What do you think when I tell you that we sold our rancher on a 1/3 of an acre for the same price we paid for our old farmhouse on 3 acres?! Let me know in the comments! The rancher and farmhouse are 5 miles apart, and in the same school district.
So we moved to the farmhouse the end of March, and closed on our rancher on April 8th. Have you ever renovated an old farmhouse while packing and moving and unpacking again?! Let me tell you that it is not for the faint of heart!
The new owners are taking good care of our old rancher– they’ve trimmed the trees and painted the shutters- and door trim– doesn’t it look fabulous?!

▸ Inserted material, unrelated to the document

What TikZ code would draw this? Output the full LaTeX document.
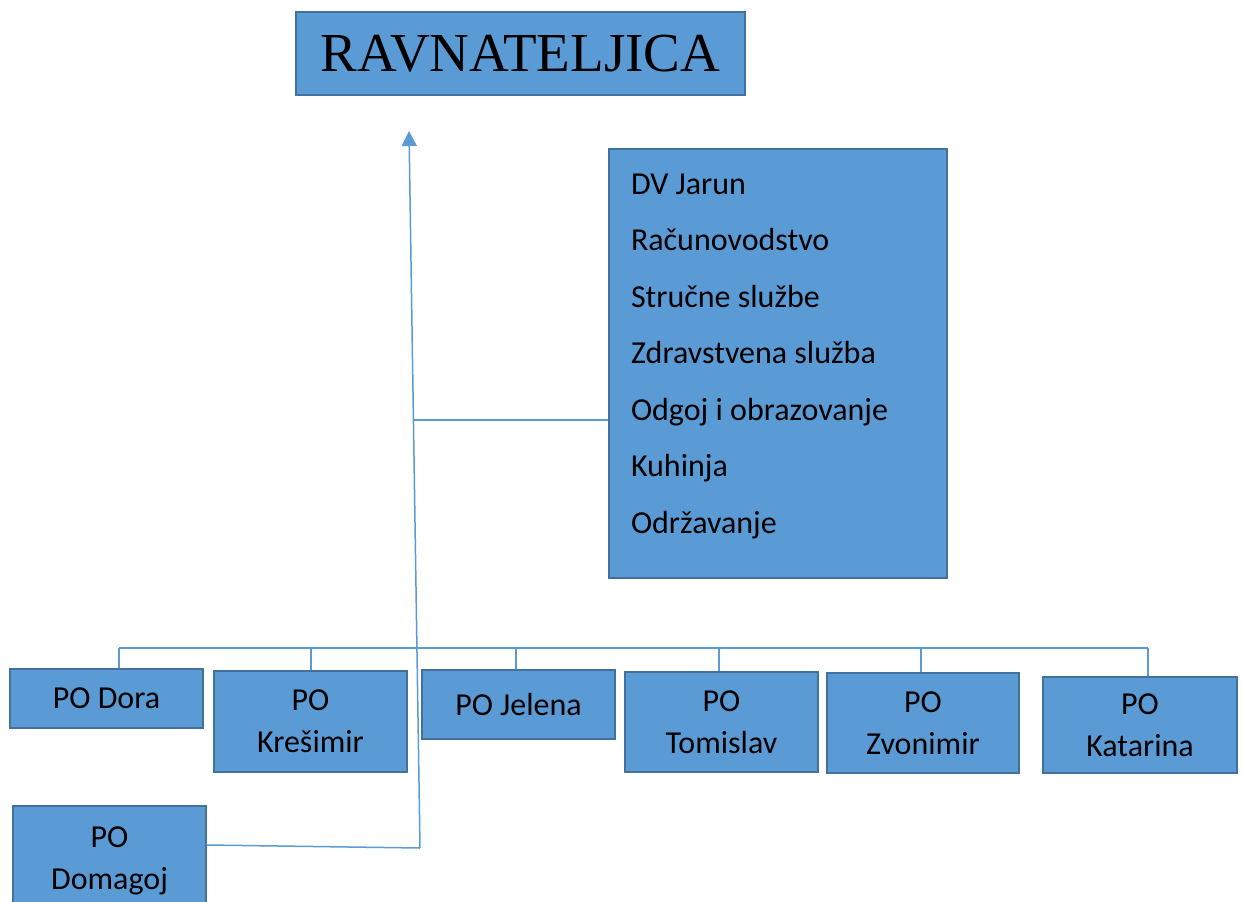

Our upstairs bathroom renovation is now mostly finished, except for the ceiling and baseboard trim.
Why We Moved
One of the reasons we wanted to move was that we thought it would be better for our children. So far, it has been. Adversity is good.
For example, at our rancher we hardly had any bugs. So few that my kids never had to use a fly swatter. Now we have lots of critters, and yesterday my son didn’t hesitate to grab and use a flyswatter on a cricket. At the rancher he didn’t have that skill or confidence. See what I mean about adversity being good?!
That was just one example. There are many more. I can’t manage this large house by myself. I have to have help. And the kids have to help me. That’s better than them sitting around doing their own selfish things all the time.
David has had to stretch himself also. At the rancher, he didn’t have to do much to it; it was already done. Before we moved to Century Farms, we agreed that he would do alot of the work himself. And he has. And I have kept doing home improvement, just like I always have.
Is this house keeping us young? Well…. probably not. But it is certainly keeping us more active for the time being!!